Alunas, que preferem não ser identificadas para evitar perseguições, contaram na audiência da Alesp como sofreram abusos sexuais mais de uma vez em festas. A própria estrutura desses eventos é pensada para facilitar os crimes, com seus "cafofos" e depósitos, que acabam sendo usados para esses fins. As vítimas são colocadas sempre no papel de culpadas pelas próprias agressões que sofreram, são questionadas e orientadas a não denunciar, "porque não teriam como provar". Houve casos, disseram, em que a Congregação da FMUSP chegou à conclusão consensual de que o problema foi o excesso de álcool e não as violências cometidas.

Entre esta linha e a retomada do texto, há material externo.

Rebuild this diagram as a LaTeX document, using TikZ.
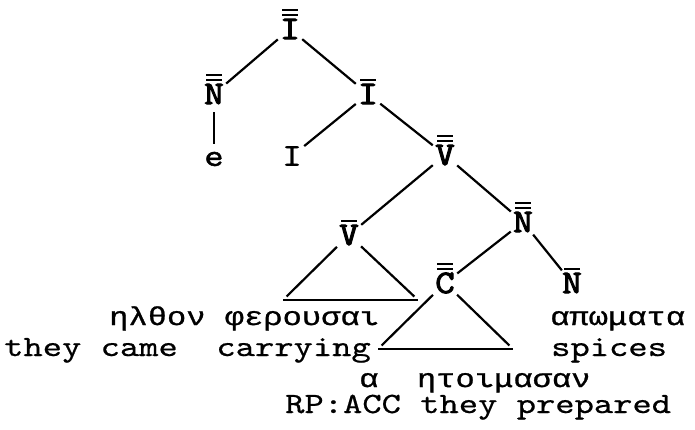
\documentclass[tikz,border=0pt]{standalone}
\usepackage{fontspec}
% typewriter faces, widened to a 19.3pt character pitch
\newfontfamily\twtext[FakeStretch=1.25,FakeBold=0.6]{lmmono10-regular.otf}
\newfontfamily\twcat[FakeStretch=1.12,FakeBold=3]{lmmono10-regular.otf}
\newfontfamily\twleaf[FakeStretch=1.15,FakeBold=1.2]{lmmono10-regular.otf}
\newfontfamily\twgreek[FakeStretch=1.24,FakeBold=1]{Liberation Mono}
% overbars above a category label
\newcommand\onebar[1]{\draw[barline] ([xshift=-8pt,yshift=3.5pt]#1.north) -- ([xshift=8pt,yshift=3.5pt]#1.north);}
\newcommand\twobars[1]{\onebar{#1}\draw[barline] ([xshift=-8pt,yshift=8.5pt]#1.north) -- ([xshift=8pt,yshift=8.5pt]#1.north);}
\begin{document}
\begin{tikzpicture}[x=1pt,y=-1pt,
  cat/.style={inner sep=0pt, font=\twcat\fontsize{33}{35}\selectfont},
  leaf/.style={inner sep=0pt, font=\twleaf\fontsize{32}{34}\selectfont},
  word/.style={inner sep=0pt, anchor=base west, font=\twtext\fontsize{29.4}{32}\selectfont},
  gword/.style={inner sep=0pt, anchor=base west, font=\twgreek\fontsize{25.9}{28}\selectfont},
  branch/.style={line width=2.2pt, shorten <=3pt, shorten >=3pt},
  barline/.style={line width=2.2pt},
]
\useasboundingbox (0,0) rectangle (695,430);
\fill[white] (0,0) rectangle (695,430);

% category labels
\node[cat]  (t)  at (290,29)  {I};
\node[cat]  (n1) at (214,94)  {N};
\node[cat]  (i1) at (368,94)  {I};
\node[leaf] (e)  at (214,159) {e};
\node[leaf] (i0) at (292,156) {I};
\node[cat]  (v2) at (445,155) {V};
\node[cat]  (v1) at (349,235) {V};
\node[cat]  (n2) at (523,222) {N};
\node[cat]  (c2) at (445,283) {C};
\node[cat]  (n3) at (572,283) {N};

\twobars{t}
\twobars{n1}
\onebar{i1}
\twobars{v2}
\onebar{v1}
\twobars{n2}
\twobars{c2}
\onebar{n3}

% corners of the two triangles
\coordinate (vbl) at (283,300);
\coordinate (vbr) at (418,300);
\coordinate (cbl) at (378,349);
\coordinate (cbr) at (513,349);

% branches
\draw[branch] (t) -- (n1);
\draw[branch] (t) -- (i1);
\draw[branch, shorten <=8pt, shorten >=8pt] (n1) -- (e);
\draw[branch] (i1) -- (i0);
\draw[branch] (i1) -- (v2);
\draw[branch] (v2) -- (v1);
\draw[branch] (v2) -- (n2);
\draw[branch] (n2) -- (c2);
\draw[branch] (n2) -- (n3);

% triangles
\draw[branch, shorten >=5pt] (v1) -- (vbl);
\draw[branch, shorten >=5pt] (v1) -- (vbr);
\draw[line width=2.2pt] (vbl) -- (vbr);
\draw[branch, shorten >=5pt] (c2) -- (cbl);
\draw[branch, shorten >=5pt] (c2) -- (cbr);
\draw[line width=2.2pt] (cbl) -- (cbr);

% words and glosses
\node[gword] (g1) at (109,325) {ηλθον φερουσαι};
\node[gword] (g2) at (550,325) {απωματα};
\node[word]  (w1) at (4,356)   {they came\ \ carrying};
\node[word]  (w2) at (551,356) {spices};
\node[gword] (g3) at (359,387) {α\ \ ητοιμασαν};
\node[word]  (w3) at (285,413) {RP:ACC they prepared};
\end{tikzpicture}
\end{document}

Muitas vezes, é de integrantes da Associação Atlética que as agressões partem (por outro lado, quem se dispuser a fazer parte da Atlética e não cumprir com suas obrigações é submetido a castigos físicos e torturas, conforme denúncia de um ex-membro). Em vários casos, o próprio Centro Acadêmico (CAOC) nega apoio às vítimas. Enquanto isso, certos estudantes cantam impunemente: "Estupro sim, o que é que tem? Se reclamar, eu estupro você também".

Foram relatados casos de discriminação. Uma estudante negra foi impedida de entrar na faculdade mesmo apresentando a carteira de identificação. Um estudante homossexual contou como foi barrado em uma festa e sofreu agressão física de seguranças, porque a orientação dada pelos organizadores era de que só eram permitidos casais heterossexuais no local. Os estudantes organizados no Coletivo Feminista Geni e no Núcleo de Estudo em Gênero, Saúde e Sexualidade (NEGGS) são discriminados e ridicularizados publicamente.

"Os problemas da Faculdade de Medicina vão muito além do consumo excessivo de álcool, nós temos uma crise de valores que não é exclusiva da nossa faculdade", afirmou o professor Paulo Saldiva, que até a data da audiência presidiu o que era, inicialmente, uma comissão interna criada para estudar o consumo de bebidas alcoólicas, mas que logo precisou voltar-se para outras questões, como abusos e violências. Os trabalhos da comissão foram concluídos em outubro e o relatório produzido será submetido à Congregação de 27/11. "Pecamos pela omissão, eu como professor conheci na comissão uma faculdade que não conhecia", afirma Saldiva, que se desligou da comissão e anuncia que deixará a FMUSP.

Durante a audiência, o professor Francisco Miraglia manifestou indignação frente aos relatos e à falta de providências por parte da FMUSP e da Reitoria. Além disso, propôs ao Coletivo Feminista Geni a construção de uma interação com o Grupo de Trabalho de Etnia, Gênero e Classe da Adusp e do Andes-SN, para efetuar a divulgação e denúncia dos graves problemas existentes na relação entre estudantes na FMUSP, bem como debater propostas de ação conjunta.

Em resposta às denúncias feitas na audiência e a uma chocante reportagem publicada pelo portal de jornalismo investigativo Ponte, a FMUSP anunciou a criação de um Centro de Defesa dos Direitos Humanos. A diretoria da Faculdade de Medicina de Ribeirão Preto (FMRP-USP), citada na audiência em um caso de racismo, manifestou "grande preocupação diante das notícias, veiculadas na imprensa, sobre músicas e letras com conteúdo racista existentes no meio estudantil de nossa Unidade".